Long, antenna-like trails of stars pulled out from the centre of each galaxy give the pair its name. Billions of stars are being formed due to the disruption.
A similar merger could engulf the Milky Way when it eventually collides with the Andromeda Galaxy in an event known as the Andromeda-Milky Way collision.
The Cartwheel Galaxy formed when two galaxies collided 200 million years ago. The crash flung out a vast ring of gas, 150,000 lightyears across, which glows with new stars.
In similar collisions, the gas ring can be knocked 90º, producing a ‘polar ring’ galaxy such as NGC 5128 in Centaurus.
With the keen eyesight of the Hubble Space Telescope, astronomers can see across 90 per cent of the Universe.
One of the deepest images taken by astronomers so far is the Hubble Ultra Deep Field, which in 2004 revealed thousands of distant galaxies – most no more than flecks of light.
Because light travels at a fixed speed of around 300 million m/s, it takes a long time to traverse these vast distances. So when we view the distant Universe we are also peering back in time. Distant galaxies tend to be bluer than ones nearby, suggesting that more stars were being formed in the past. Many of these distant galaxies are irregular in shape as well. There were also more active galaxies in the young Universe.
In active galaxies, the light from the accretion of gas, which is spiralling into a central supermassive black hole, outshines everything around it.
Some active galaxies shine so brightly that they can be seen right across the Universe. Around 10% also emit vast jets of energetic particles, which are visible to radio telescopes.
Dark matter in galaxies
Galaxies are much more massive than they look. Around 90% of their mass is not in luminous stars and gas, but in unseen ‘dark matter’.
It’s arranged in a spherical halo, which governs the motions of the stars within.
This invisible cocoon, depicted in purple in the image of galaxy cluster Abell 1689 above, explains why the outskirts of spiral galaxies spin faster than if they were influenced by the quantity of stars and gas alone.
Dark matter also governs how galaxies clump together under gravity to form filaments and clusters.
Astronomers are still trying to discern what dark matter is.
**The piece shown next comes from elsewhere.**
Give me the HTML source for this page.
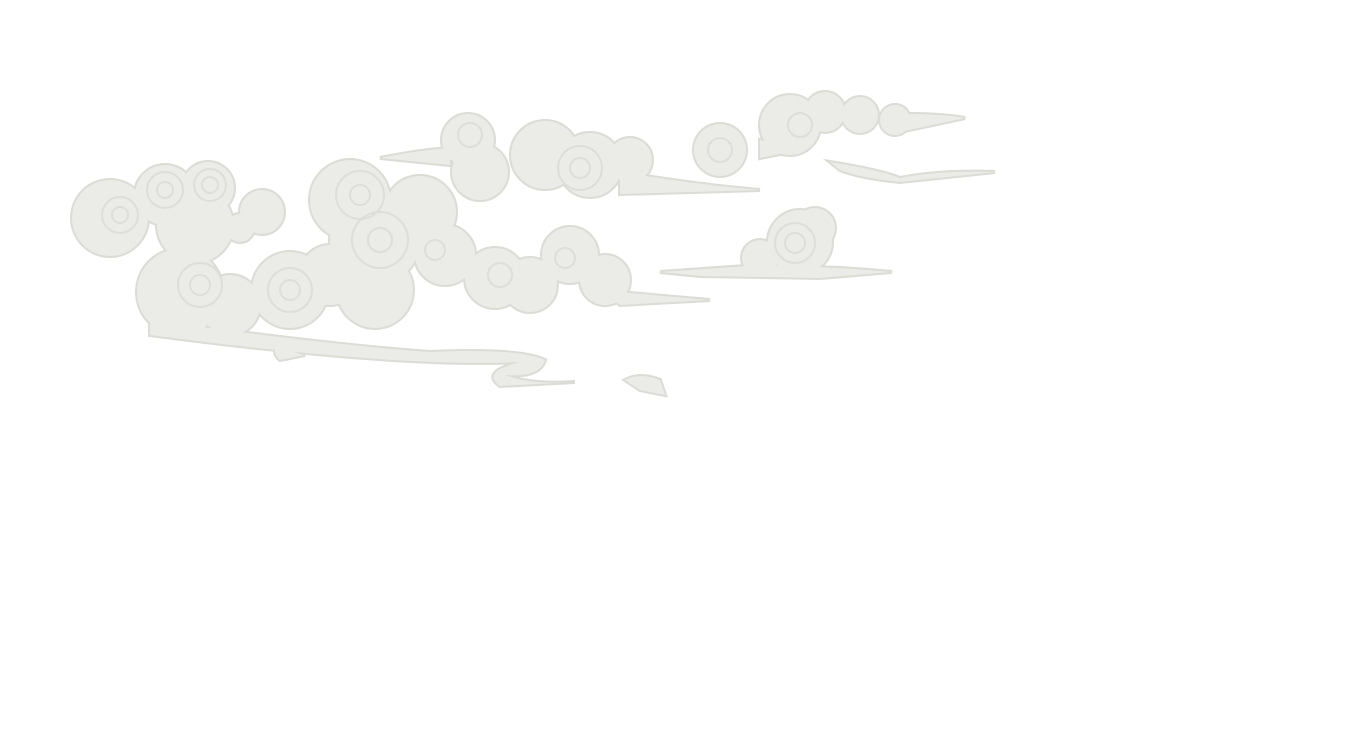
<!DOCTYPE html>
<html><head><meta charset="utf-8"><style>
html,body{margin:0;padding:0;background:#fff;width:1350px;height:750px;overflow:hidden}
</style></head><body>
<svg width="1350" height="750" viewBox="0 0 1350 750" xmlns="http://www.w3.org/2000/svg">
<defs>
<g id="c">
<circle cx="110" cy="218" r="38"/>
<circle cx="165" cy="195" r="30"/>
<circle cx="208" cy="188" r="26"/>
<circle cx="195" cy="225" r="38"/>
<circle cx="262" cy="212" r="22"/>
<circle cx="240" cy="228" r="14"/>
<circle cx="180" cy="292" r="43"/>
<circle cx="230" cy="305" r="30"/>
<circle cx="290" cy="290" r="38"/>
<circle cx="350" cy="200" r="40"/>
<circle cx="375" cy="240" r="45"/>
<circle cx="420" cy="212" r="36"/>
<circle cx="375" cy="290" r="38"/>
<circle cx="445" cy="255" r="30"/>
<circle cx="495" cy="278" r="30"/>
<circle cx="530" cy="285" r="27"/>
<circle cx="570" cy="255" r="28"/>
<circle cx="605" cy="280" r="25"/>
<circle cx="330" cy="275" r="30"/>
<path d="M150 320 Q330 345 430 352 Q520 348 545 360 Q540 378 505 375 Q530 385 575 382 L500 386 Q480 372 520 362 Q400 368 150 335 Z"/>
<path d="M280 340 Q295 355 305 355 L280 360 Q270 352 280 340 Z"/>
<path d="M600 290 Q650 295 710 300 L620 305 Z"/>
<circle cx="468" cy="140" r="26"/>
<circle cx="480" cy="172" r="28"/>
<circle cx="545" cy="155" r="34"/>
<circle cx="590" cy="165" r="32"/>
<circle cx="630" cy="160" r="22"/>
<path d="M380 158 Q420 150 450 148 L450 165 Z"/>
<path d="M620 172 Q700 185 760 190 L620 194 Z"/>
<circle cx="720" cy="150" r="26"/>
<circle cx="790" cy="125" r="30"/>
<circle cx="825" cy="112" r="20"/>
<circle cx="860" cy="115" r="18"/>
<circle cx="895" cy="120" r="15"/>
<path d="M760 140 L800 150 L760 158 Z"/>
<path d="M880 115 Q930 112 965 118 L900 132 Z"/>
<path d="M830 162 Q880 170 900 178 Q940 170 995 172 L900 182 Q860 178 840 170 Z"/>
<circle cx="760" cy="258" r="18"/>
<circle cx="800" cy="242" r="32"/>
<circle cx="815" cy="228" r="20"/>
<path d="M660 272 Q720 268 760 265 L840 268 Q870 270 892 272 L820 278 L700 276 Z"/>
<path d="M625 380 Q640 372 660 380 L665 395 L640 390 Z"/>
</g>
</defs>
<use href="#c" fill="#dcdcd6" stroke="#dcdcd6" stroke-width="4"/>
<use href="#c" fill="#ebebe7"/>
<g fill="none" stroke="#dedeD8" stroke-width="2">
<circle cx="120" cy="215" r="8"/><circle cx="120" cy="215" r="18"/>
<circle cx="165" cy="190" r="8"/><circle cx="165" cy="190" r="18"/>
<circle cx="210" cy="185" r="8"/><circle cx="210" cy="185" r="16"/>
<circle cx="200" cy="285" r="10"/><circle cx="200" cy="285" r="22"/>
<circle cx="290" cy="290" r="10"/><circle cx="290" cy="290" r="22"/>
<circle cx="360" cy="195" r="10"/><circle cx="360" cy="195" r="24"/>
<circle cx="380" cy="240" r="12"/><circle cx="380" cy="240" r="28"/>
<circle cx="435" cy="250" r="10"/><circle cx="500" cy="275" r="12"/>
<circle cx="565" cy="258" r="10"/><circle cx="470" cy="135" r="12"/>
<circle cx="580" cy="168" r="10"/><circle cx="580" cy="168" r="22"/>
<circle cx="795" cy="243" r="10"/><circle cx="795" cy="243" r="20"/>
<circle cx="800" cy="125" r="12"/><circle cx="720" cy="150" r="12"/>
</g>
</svg>
</body></html>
It must be exotic as it does not absorb or emit light; it may be in the form of subatomic particles.
Physicists are looking for candidates through varied experiments, such as catching neutrinos in Antarctic ice.
What’s clear is that we may know a lot about galaxies, their history and evolution, and the role that dark matter plays in their composition, but we still have a lot to learn.